◆ PROVIDED DATA ◆
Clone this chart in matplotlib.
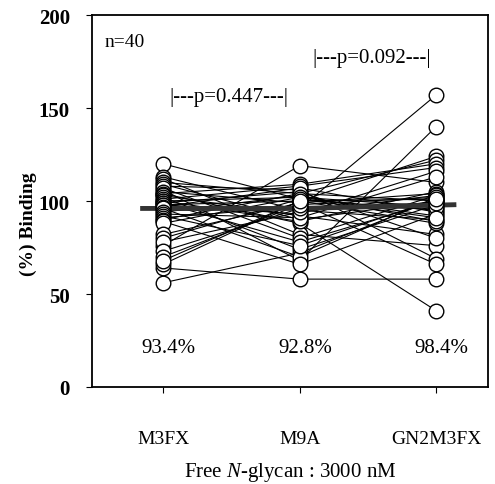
import matplotlib
matplotlib.use("Agg")
from matplotlib import pyplot as plt

plt.rcParams["font.family"] = ["Liberation Serif", "DejaVu Serif"]
plt.rcParams["mathtext.fontset"] = "custom"
plt.rcParams["mathtext.rm"] = "Liberation Serif"
plt.rcParams["mathtext.it"] = "Liberation Serif:italic"

categories = ["M3FX", "M9A", "GN2M3FX"]
means = ["93.4%", "92.8%", "98.4%"]
mean_line = [96, 96, 98]

# one entry per subject (n=40)
m3fx = [120, 56, 64, 95, 106, 76, 104, 66, 113, 112,
        110, 109, 108, 107, 105, 104, 103, 102, 101, 100,
        100, 99, 99, 98, 98, 97, 96, 94, 93, 92,
        91, 90, 89, 88, 82, 80, 78, 73, 70, 68]
m9a = [101, 72, 58, 96, 68, 119, 88, 100, 95, 82,
       104, 90, 106, 80, 99, 109, 92, 74, 108, 89,
       102, 78, 105, 93, 100, 107, 70, 103, 91, 76,
       97, 104, 66, 102, 99, 101, 94, 96, 98, 100]
gn2m3fx = [95, 101, 58, 157, 140, 110, 41, 124, 90, 76,
           122, 100, 69, 103, 66, 120, 82, 98, 118, 105,
           92, 100, 80, 116, 88, 94, 102, 89, 113, 101,
           96, 100, 93, 97, 104, 91, 103, 99, 102, 101]

fig = plt.figure(figsize=(4.95, 4.85), dpi=100)
ax = fig.add_axes([0.186, 0.2, 0.8, 0.767])

xs = range(len(categories))
for a, b, c in zip(m3fx, m9a, gn2m3fx):
    ax.plot(xs, [a, b, c], color="black", lw=0.8, zorder=2)

ax.plot([-0.15, 1, 2.13], mean_line, color="#333333", lw=3.5, zorder=3)

for i, vals in enumerate([m3fx, m9a, gn2m3fx]):
    ax.plot([i] * len(vals), vals, "o", ms=10.5, mfc="white", mec="black",
            mew=1.0, ls="none", zorder=4)

for i, t in enumerate(means):
    ax.text(i + 0.04, 21.5, t, ha="center", va="center", fontsize=15)

ax.text(-0.43, 185.5, "n=40", ha="left", va="center", fontsize=14)
ax.text(0.48, 156, "|---p=0.447---|", ha="center", va="center", fontsize=15)
ax.text(1.53, 177, "|---p=0.092---|", ha="center", va="center", fontsize=15)

ax.set_xlim(-0.52, 2.38)
ax.set_ylim(0, 200)
ax.set_yticks([0, 50, 100, 150, 200])
ax.set_xticks(list(xs))
ax.set_xticklabels(categories, fontsize=14)
for lab in ax.get_yticklabels():
    lab.set_fontsize(15)
    lab.set_fontweight("bold")
ax.tick_params(axis="y", direction="out", length=4, pad=12)
ax.tick_params(axis="x", direction="out", length=4, pad=27)

ax.set_ylabel("(%) Binding", fontsize=14, fontweight="bold")
ax.yaxis.set_label_coords(-0.14, 0.44)
ax.set_xlabel("Free $\\mathit{N}$-glycan : 3000 nM", fontsize=15, labelpad=9)

for s in ax.spines.values():
    s.set_linewidth(1.3)

fig.savefig("out.png", dpi=100)
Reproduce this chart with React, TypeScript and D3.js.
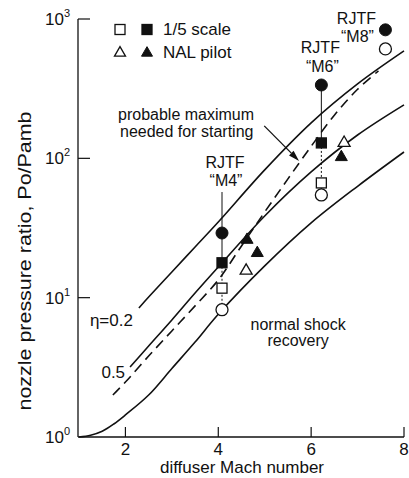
import React from "react";
import * as d3 from "d3";

// ---- axes ----
const xTicks = [2, 4, 6, 8];
const yTicks = [1, 10, 100, 1000];
const yTickExp = ["0", "1", "2", "3"];

// ---- curves (Mach, pressure ratio) ----
const shockM = [1.0, 1.25, 1.5, 1.75, 2.0, 2.5, 3.0, 3.5, 4.0, 5.0, 6.0, 7.0, 8.0];
const shockP = [1.0, 1.03, 1.1, 1.24, 1.44, 2.0, 3.1, 4.8, 7.6, 16.9, 34.4, 63, 111];

const eta05M = [2.1, 2.5, 3.0, 3.5, 4.0, 5.0, 6.0, 7.0, 8.0];
const eta05P = [3.18, 4.5, 6.92, 10.8, 16.6, 38.6, 79.9, 147, 242];

const eta02M = [2.29, 2.5, 3.0, 3.5, 4.0, 5.0, 6.0, 7.0, 8.0];
const eta02P = [8.43, 10.1, 15.3, 23.1, 34.9, 82.6, 179.6, 342, 590];

const startM = [1.73, 2.0, 2.5, 3.0, 3.5, 4.0, 4.5, 5.0, 5.5, 6.0, 6.5, 7.0, 7.45];
const startP = [2.0, 2.48, 3.81, 5.77, 8.73, 13.4, 23.5, 41.2, 71.2, 122, 204, 313, 424];

// ---- test points ----
const rjtfOpenSquare: [number, number][] = [[4.08, 11.7], [6.22, 66.6]];
const rjtfFilledSquare: [number, number][] = [[4.08, 17.8], [6.22, 129]];
const rjtfOpenCircle: [number, number][] = [[4.08, 8.2], [6.22, 54.6], [7.6, 610]];
const rjtfFilledCircle: [number, number][] = [[4.08, 29.1], [6.22, 336], [7.6, 836]];
const nalOpen: [number, number][] = [[4.6, 15.6], [6.71, 129]];
const nalFilled: [number, number][] = [[4.62, 26], [4.84, 20.9], [6.65, 102]];

const rjtfLabels = ["“M4”", "“M6”", "“M8”"];

const W = 409;
const H = 478;
const x = d3.scaleLinear().domain([1, 8]).range([79, 404]);
const y = d3.scaleLog().domain([1, 1000]).range([437, 19]);

const zip = (a: number[], b: number[]) => a.map((v, i) => [v, b[i]] as [number, number]);
const line = d3
  .line<[number, number]>()
  .x((d) => x(d[0]))
  .y((d) => y(d[1]))
  .curve(d3.curveCatmullRom.alpha(0.5));

const FONT = "'Liberation Sans', Arial, Helvetica, sans-serif";
const INK = "#111";
const FS2 = 16; // stacked annotation font size

function tri(cx: number, cy: number, s = 12) {
  const h = (s * Math.sqrt(3)) / 2;
  return `M${cx},${cy - (2 * h) / 3}L${cx + s / 2},${cy + h / 3}L${cx - s / 2},${cy + h / 3}Z`;
}

function Square({ cx, cy, filled }: { cx: number; cy: number; filled: boolean }) {
  return (
    <rect x={cx - 5} y={cy - 5} width={10} height={10} fill={filled ? INK : "#fff"} stroke={INK} strokeWidth={1.3} />
  );
}

export default function App() {
  const ax0 = 78;
  const ay0 = 437;

  // arrow (probable maximum -> dashed line)
  const arrowFrom: [number, number] = [4.99, 171];
  const arrowTo: [number, number] = [5.74, 95.8];
  const ax1 = x(arrowFrom[0]);
  const ay1 = y(arrowFrom[1]);
  const ax2 = x(arrowTo[0]);
  const ay2 = y(arrowTo[1]);
  const ang = Math.atan2(ay2 - ay1, ax2 - ax1);
  const hl = 11;
  const hw = 3.2;
  const bx = ax2 - hl * Math.cos(ang);
  const by = ay2 - hl * Math.sin(ang);
  const arrowHead = `M${ax2},${ay2}L${bx + hw * Math.sin(ang)},${by - hw * Math.cos(ang)}L${bx - hw * Math.sin(ang)},${by + hw * Math.cos(ang)}Z`;

  const fc = rjtfFilledCircle;
  const fs = rjtfFilledSquare;
  const oc = rjtfOpenCircle;

  return (
    <svg
      width={W}
      height={H}
      style={{ position: "absolute", left: 0, top: 0, background: "#fff" }}
      fontFamily={FONT}
    >
      <rect x={0} y={0} width={W} height={H} fill="#fff" />
      {/* axes */}
      <line x1={ax0} y1={y(1000)} x2={ax0} y2={ay0} stroke={INK} strokeWidth={1.3} />
      <line x1={ax0} y1={ay0} x2={x(8)} y2={ay0} stroke={INK} strokeWidth={1.3} />
      {xTicks.map((t) => (
        <g key={"xt" + t}>
          <line x1={x(t)} x2={x(t)} y1={ay0} y2={ay0 - 10} stroke={INK} strokeWidth={1.2} />
          <text x={x(t)} y={455} textAnchor="middle" fontSize={17} fill={INK}>
            {t}
          </text>
        </g>
      ))}
      {yTicks.map((t, i) => (
        <g key={"yt" + t}>
          {i > 0 && <line x1={ax0} x2={ax0 + 12} y1={y(t)} y2={y(t)} stroke={INK} strokeWidth={1.2} />}
          <text x={70} y={y(t) + 6} textAnchor="end" fontSize={17} fill={INK}>
            <tspan>10</tspan>
            <tspan fontSize={11} dy={-8}>
              {yTickExp[i]}
            </tspan>
          </text>
        </g>
      ))}
      <text x={242} y={473} textAnchor="middle" fontSize={17} fill={INK}>
        diffuser Mach number
      </text>
      <text
        transform={`translate(31,261) rotate(-90)`}
        textAnchor="middle"
        fontSize={18}
        fill={INK}
        textLength={299}
        lengthAdjust="spacingAndGlyphs"
      >
        nozzle pressure ratio, Po/Pamb
      </text>

      {/* curves */}
      <path d={line(zip(shockM, shockP)) || ""} fill="none" stroke={INK} strokeWidth={1.6} />
      <path d={line(zip(eta05M, eta05P)) || ""} fill="none" stroke={INK} strokeWidth={1.6} />
      <path d={line(zip(eta02M, eta02P)) || ""} fill="none" stroke={INK} strokeWidth={1.6} />
      <path
        d={line(zip(startM, startP)) || ""}
        fill="none"
        stroke={INK}
        strokeWidth={1.6}
        strokeDasharray="10 6"
      />

      {/* curve labels */}
      <text x={x(eta02M[0]) - 6} y={y(eta02P[0]) + 18} textAnchor="end" fontSize={17} fill={INK}>
        η=0.2
      </text>
      <text x={x(eta05M[0]) - 5} y={y(eta05P[0]) + 11} textAnchor="end" fontSize={17} fill={INK}>
        0.5
      </text>
      <text x={x(5.72)} y={y(5.86)} textAnchor="middle" fontSize={FS2} fill={INK}>
        <tspan x={x(5.72)}>normal shock</tspan>
        <tspan x={x(5.72)} dy={16}>
          recovery
        </tspan>
      </text>
      <text x={118} y={120} fontSize={FS2} fill={INK}>
        <tspan x={118}>probable maximum</tspan>
        <tspan x={120} dy={17}>
          needed for starting
        </tspan>
      </text>
      <line x1={ax1} y1={ay1} x2={bx} y2={by} stroke={INK} strokeWidth={1.3} />
      <path d={arrowHead} fill={INK} />

      {/* connectors */}
      {[0, 1].map((i) => (
        <g key={"con" + i}>
          <line x1={x(fc[i][0])} x2={x(fs[i][0])} y1={y(fc[i][1])} y2={y(fs[i][1])} stroke={INK} strokeWidth={1} />
          <line
            x1={x(fs[i][0])}
            x2={x(oc[i][0])}
            y1={y(fs[i][1])}
            y2={y(oc[i][1])}
            stroke={INK}
            strokeWidth={1}
            strokeDasharray="2 2"
          />
        </g>
      ))}
      <line x1={x(fc[0][0])} x2={x(fc[0][0])} y1={y(fc[0][1]) - 41} y2={y(fc[0][1]) - 6} stroke={INK} strokeWidth={1} />

      {/* markers */}
      {rjtfOpenCircle.map((d, i) => (
        <circle key={"oc" + i} cx={x(d[0])} cy={y(d[1])} r={6} fill="#fff" stroke={INK} strokeWidth={1.3} />
      ))}
      {rjtfFilledCircle.map((d, i) => (
        <circle key={"fc" + i} cx={x(d[0])} cy={y(d[1])} r={6} fill={INK} stroke={INK} strokeWidth={1} />
      ))}
      {rjtfOpenSquare.map((d, i) => (
        <Square key={"os" + i} cx={x(d[0])} cy={y(d[1])} filled={false} />
      ))}
      {rjtfFilledSquare.map((d, i) => (
        <Square key={"fs" + i} cx={x(d[0])} cy={y(d[1])} filled={true} />
      ))}
      {nalOpen.map((d, i) => (
        <path key={"no" + i} d={tri(x(d[0]), y(d[1]))} fill="#fff" stroke={INK} strokeWidth={1.3} />
      ))}
      {nalFilled.map((d, i) => (
        <path key={"nf" + i} d={tri(x(d[0]), y(d[1]))} fill={INK} stroke={INK} strokeWidth={1} />
      ))}

      {/* RJTF labels */}
      <text textAnchor="middle" fontSize={FS2} fill={INK}>
        <tspan x={x(fc[0][0]) + 3} y={y(fc[0][1]) - 65}>RJTF</tspan>
        <tspan x={x(fc[0][0]) + 4} y={y(fc[0][1]) - 47}>{rjtfLabels[0]}</tspan>
      </text>
      <text textAnchor="middle" fontSize={FS2} fill={INK}>
        <tspan x={x(fc[1][0]) - 1} y={y(fc[1][1]) - 32}>RJTF</tspan>
        <tspan x={x(fc[1][0]) + 1} y={y(fc[1][1]) - 13}>{rjtfLabels[1]}</tspan>
      </text>
      <text textAnchor="middle" fontSize={FS2} fill={INK}>
        <tspan x={x(fc[2][0]) - 29} y={y(fc[2][1]) - 6}>RJTF</tspan>
        <tspan x={x(fc[2][0]) - 28} y={y(fc[2][1]) + 12}>{rjtfLabels[2]}</tspan>
      </text>

      {/* legend */}
      <Square cx={120} cy={29.5} filled={false} />
      <Square cx={147} cy={29.5} filled={true} />
      <text x={163} y={35} fontSize={17} fill={INK}>
        1/5 scale
      </text>
      <path d={tri(120, 53, 11)} fill="#fff" stroke={INK} strokeWidth={1.3} />
      <path d={tri(147, 53, 11)} fill={INK} stroke={INK} strokeWidth={1} />
      <text x={163} y={58} fontSize={17} fill={INK}>
        NAL pilot
      </text>
    </svg>
  );
}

◆ TASK INSTRUCTIONS ◆
Begin at the top of the records above and retype each line exactly until the line containing "mean_line = [96, 96, 98]", which is included. Skip all pictures.

◆ RESULT FOR THIS TASK ◆
Clone this chart in matplotlib.
import matplotlib
matplotlib.use("Agg")
from matplotlib import pyplot as plt

plt.rcParams["font.family"] = ["Liberation Serif", "DejaVu Serif"]
plt.rcParams["mathtext.fontset"] = "custom"
plt.rcParams["mathtext.rm"] = "Liberation Serif"
plt.rcParams["mathtext.it"] = "Liberation Serif:italic"

categories = ["M3FX", "M9A", "GN2M3FX"]
means = ["93.4%", "92.8%", "98.4%"]
mean_line = [96, 96, 98]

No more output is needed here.